Selon l’économiste sénégalais Magaye Gaye, Trump pourrait s’attaquer à l’Agoa qui permet à l’Afrique d’exporter ses produits sur le marché américain.
Le retour de Donald Trump à la Maison-Blanche pourrait ouvrir la voie à des programmes moins avantageux pour les pays africains, dans un contexte de rivalité croissante avec la Chine, analyse l’économiste sénégalais Magaye Gaye.
Donald Trump est de retour à la Maison Blanche. Son premier mandat a été marqué par une réduction des engagements américains en Afrique. Et n’eût été l’intervention du Congrès américain, l’aide publique au développement en faveur de l’Afrique aurait été réduite à sa portion congrue. Même l’initiative Prosper Africa, lancée en 2019, n’a pas eu l’impact escompté.
« La poursuite de ce positionnement pourrait constituer une menace majeure pour les relations traditionnelles entre les États-Unis et l’Afrique, en raison d’un désintérêt possible pour le continent », explique l’économiste sénégalais Magaye Gaye, ancien cadre à la Banque ouest africaine de développement (Boad). Selon lui, fidèle à sa doctrine d’ « America First » (l’Amérique d’abord), Trump pourrait s’attaquer à des leviers comme l’Agoa (African growth and opportunity act) et l’aide publique au développement, qu’il juge peu bénéfiques pour l’économie américaine. « Cela pourrait ouvrir la voie à des programmes moins avantageux pour les pays africains, dans un contexte de rivalité croissante avec la Chine », poursuit M. Gaye.

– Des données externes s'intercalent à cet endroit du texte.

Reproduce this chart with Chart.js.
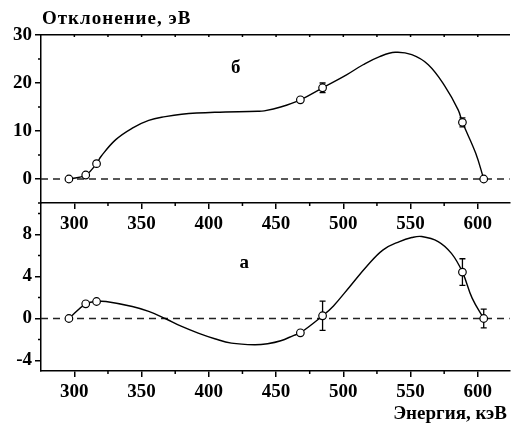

Sur le plan diplomatique et commercial, une politique d’écrémage sélective pourrait être privilégiée au lieu d’une politique de pénétration massive en Afrique. « Trump pourrait opter pour une approche ciblée en privilégiant des pays comme le Ghana, le Nigeria, l’Éthiopie, le Kenya, le Maroc et l’Afrique du Sud », ajoute l’expert. Et pourquoi pas le Sénégal, au nom de son alternance démocratique et de sa position géopolitique stratégique ? Un plan Marshall pour l’Afrique ?
De l’avis de Magaye Gaye, la rivalité sino-américaine et le retrait des bases françaises pourraient pousser Trump à conclure des accords bilatéraux de libre-échange avec ces Nations clés. Sur le plan commercial, Trump pourrait maintenir une approche axée sur l’exploitation des ressources naturelles africaines (pétrole, gaz, minerais), sans favoriser l’industrialisation du continent à travers des programmes structurants. Ce qui, selon M. Gaye, risque de perpétuer une dépendance des économies africaines. Il pense également que le président Trump ne ménagera aucun effort pour contrer la Chine sur l’échiquier africain. « Au nom de cette guerre commerciale contre la Chine, le nouveau locataire de la Maison-Blanche cherchera inévitablement à casser ce cercle commercial sino-africain », dit-il.
L’économiste craint que Trump n’accentue certaines pressions sur les gouvernements africains, notamment sur des questions stratégiques comme les télécommunications, les infrastructures et l’énergie. Cette rivalité, renchérit Magaye Gaye, pourrait aussi se traduire par une dénonciation des conditions non transparentes entourant les stratégies d’endettement de l’Afrique. L’Afrique, exportatrice de matières premières (pétrole, minerais, etc.), pourrait être affectée par une telle rivalité, notamment par une baisse de la demande chinoise et des cours des matières premières plus volatiles si la rivalité commerciale ralentit l’économie mondiale.
Cependant, pense M. Gaye, une telle rivalité pourrait également faire naître de nouvelles opportunités de négociation pour les pays africains qui pourraient tirer parti de cette compétition entre les deux principales puissances mondiales. Une lecture alternative, celle d’un Donald Trump transformé et conscient des enjeux mondiaux après quatre ans hors du pouvoir, voudrait qu’il adopte une posture plus constructive face aux défis mondiaux, tels que la guerre russo-ukrainienne, les conflits au Proche-Orient et le sous-développement persistant de l’Afrique.
« En tant qu’homme de défis, il pourrait vouloir initier un véritable « Plan Marshall » pour l’Afrique afin de faire du continent un partenaire stratégique privilégié. Il pourrait, enfin, effectuer une première visite historique sur le continent, marquant ainsi une rupture avec le passé », espère Magaye Gaye.